[Cryptography] defending against common errors (was: secure erasure)

John Denker jsd at av8n.com
Mon Sep 12 15:37:49 EDT 2016


On 09/11/2016 10:28 AM, Ray Dillinger wrote:

> What the hell was Heartbleed, if not an attack
> on memory that ought to've been secure-erased?

Well, since you asked ... heartbleed was /primarily/ an attack
on broken code, i.e. code that referenced out-of-bounds data.

At some secondary or tertiary level, zeroizing the buffer offers
a degree of error concealment.  It is does not correct the error
or even detect the error;  it only conceals it.

> [...] are attacks we're dealing with in the field
> right now, and we need ways to defend against them!

Agreed.  I hate bugs.  We need ways to defend against common
errors and common attacks.

HOWEVER that is several jumps removed from assuming that
"secure erasure" is the only means or even the best means
of defense.

Serious suggestion:  Let's not ask the compiler guys to do
something they don't want to do, such as turning off the
optimizations that make it hard to zeroize out-of-bounds
data.  Instead let's start by asking them to do something
that fits within their world-view *and* is more useful
anyway, namely bounds-checking.

For critical code including security-related code of the
kind I am familiar with, there should be verrry little
runtime penalty for bounds checking, because the code should
be manifestly correct at compile time.  The runtime checks
can be optimized out.

Furthermore, for code that I write, if the compiler cannot
prove at compile time that all the references are in bounds,
I would be happy to have that treated as a compile-time error.
Even if the code was technically correct before, I would be
happy to rewrite it to make it /manifestly/ correct.

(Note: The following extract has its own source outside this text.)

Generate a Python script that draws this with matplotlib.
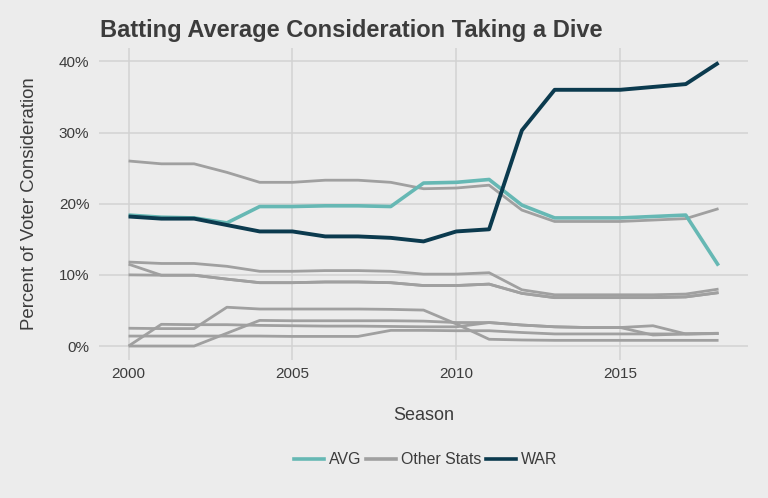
import matplotlib.pyplot as plt
from matplotlib.lines import Line2D

plt.rcParams['font.family'] = ['Liberation Sans', 'DejaVu Sans']

years = list(range(2000, 2019))

avg = [18.4, 18.1, 18.0, 17.3, 19.6, 19.6, 19.7, 19.7, 19.6, 22.9,
       23.0, 23.4, 19.8, 18.0, 18.0, 18.0, 18.2, 18.4, 11.3]
war = [18.2, 17.9, 17.9, 17.0, 16.1, 16.1, 15.4, 15.4, 15.2, 14.7,
       16.1, 16.4, 30.3, 36.0, 36.0, 36.0, 36.4, 36.8, 39.8]

# the other stats, all drawn in gray
other1 = [26.0, 25.6, 25.6, 24.4, 23.0, 23.0, 23.3, 23.3, 23.0, 22.1,
          22.2, 22.6, 19.1, 17.5, 17.5, 17.5, 17.7, 17.9, 19.3]
other2 = [11.8, 11.6, 11.6, 11.2, 10.5, 10.5, 10.6, 10.6, 10.5, 10.1,
          10.1, 10.3, 7.9, 7.2, 7.2, 7.2, 7.2, 7.3, 8.0]
other3 = [11.5, 9.95, 9.95, 9.4, 8.9, 8.9, 9.0, 9.0, 8.9, 8.5,
          8.5, 8.7, 7.4, 6.8, 6.8, 6.8, 6.8, 6.9, 7.5]
other4 = [10.0, 9.95, 9.95, 9.4, 8.9, 8.9, 9.0, 9.0, 8.9, 8.5,
          8.5, 8.7, 7.4, 6.8, 6.8, 6.8, 6.8, 6.9, 7.5]
other5 = [0.0, 3.05, 3.0, 3.0, 2.9, 2.85, 2.8, 2.8, 2.75, 2.7,
          2.7, 3.3, 2.95, 2.7, 2.6, 2.6, 1.55, 1.7, 1.75]
other6 = [0.0, 0.0, 0.0, 1.8, 3.6, 3.55, 3.55, 3.55, 3.55, 3.5,
          3.3, 3.3, 2.95, 2.7, 2.6, 2.6, 2.85, 1.7, 1.75]
other7 = [2.5, 2.45, 2.45, 5.45, 5.2, 5.2, 5.2, 5.2, 5.15, 5.05,
          3.1, 0.95, 0.85, 0.8, 0.8, 0.8, 0.8, 0.8, 0.8]
other8 = [1.4, 1.4, 1.4, 1.4, 1.4, 1.35, 1.35, 1.35, 2.2, 2.2,
          2.15, 2.15, 1.9, 1.7, 1.7, 1.7, 1.7, 1.7, 1.8]
others = [other1, other2, other3, other4, other5, other6, other7, other8]

xticks = [2000, 2005, 2010, 2015]
yticks = [0, 10, 20, 30, 40]

bg = '#ececec'
txt = '#3c3c3c'
c_avg = '#66b8b4'
c_war = '#0b3a4e'
c_oth = '#a0a0a0'

fig = plt.figure(figsize=(7.68, 4.98), dpi=100, facecolor=bg)
ax = fig.add_axes([0.129, 0.277, 0.845, 0.627], facecolor=bg)

for o in others:
    ax.plot(years, o, color=c_oth, lw=2.0, solid_capstyle='butt')
ax.plot(years, avg, color=c_avg, lw=2.6, solid_capstyle='butt')
ax.plot(years, war, color=c_war, lw=2.8, solid_capstyle='butt')

ax.set_xlim(1999.1, 2018.9)
ax.set_ylim(-1.97, 41.9)
ax.set_xticks(xticks)
ax.set_yticks(yticks)
ax.set_yticklabels([str(v) + '%' for v in yticks])
ax.grid(True, color='#d2d2d2', lw=1.1)
ax.set_axisbelow(True)
for s in ax.spines.values():
    s.set_visible(False)
ax.tick_params(axis='y', length=0, labelsize=11, labelcolor=txt, pad=7)
ax.tick_params(axis='x', length=0, labelsize=11, labelcolor=txt, pad=5)

ax.set_xlabel('Season', fontsize=13, color=txt, labelpad=19)
ax.set_ylabel('Percent of Voter Consideration', fontsize=13.4, color=txt, labelpad=15)

fig.text(0.130, 0.926, 'Batting Average Consideration Taking a Dive',
         fontsize=17, fontweight='bold', color=txt, va='baseline', ha='left')

handles = [Line2D([], [], color=c_avg, lw=2.6),
           Line2D([], [], color=c_oth, lw=2.6),
           Line2D([], [], color=c_war, lw=2.6)]
fig.legend(handles, ['AVG', 'Other Stats', 'WAR'], loc='center',
           bbox_to_anchor=(0.554, 0.077), ncol=3, frameon=False,
           fontsize=11.4, labelcolor=txt, handlelength=1.9, handletextpad=0.3,
           columnspacing=0.3)

fig.savefig('out.png', dpi=100, facecolor=bg)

I know some smart, security-conscious guys who write in C and
won't consider any other language, not even C++, because they
wouldn't feel "in control".  They worry that the language is
copying stuff behind their back, making it harder to zeroize
everything.  With all respect to those guys, zeroization is
not the primary goal.  Security is the primary goal.  If you
use a language that protects you against out-of-bounds access,
the most common mistakes go away, and zeroization becomes
much less of a priority.

Here's yet another reason why focusing on "secure erasure"
is not the whole story, or even the main part of the story.
You zeroize the buffer after you are "through" with it.
Alas that does not defend against broken code that leaks
information from the buffer /before/ you are through with
it.

Key concept:  I hate bugs.

There is such a thing as fault tolerance.  If you do it right,
it's a life-saver ... but if you do it wrong, it is worse than
nothing.  Let me explain:

Suppose we have a system with N layers of fault tolerance.
Now suppose there are N-1 faults, which are fully concealed.
That's a problem, because as soon as the next fault occurs,
boom, you're dead, with no warning.

The better approach is to make sure that the first N-1
errors throw lurid warnings.  The mission can continue,
but the fault tolerance must be married to fault detection.
If the fault detection is not baked in from the beginning,
the system is both unsafe and undebuggable.

  I can provide a wide variety of real-world examples if
  anybody is interested.

Let's be clear:  I am not saying that zeroization is ipso
facto a bad thing.  Sometimes it is necessary, and sometimes
it is helpful as part of a belt /and/ suspenders /and/
crazy-glue approach.  If you want to use memset_s() /and/
munmap() /and/ bounds-checking that's fine with me.  OTOH
I am saying that zeroization by itself is not sufficient.
Overemphasis on zeroization is a bad thing, especially if
it leads to non-detection of broken code.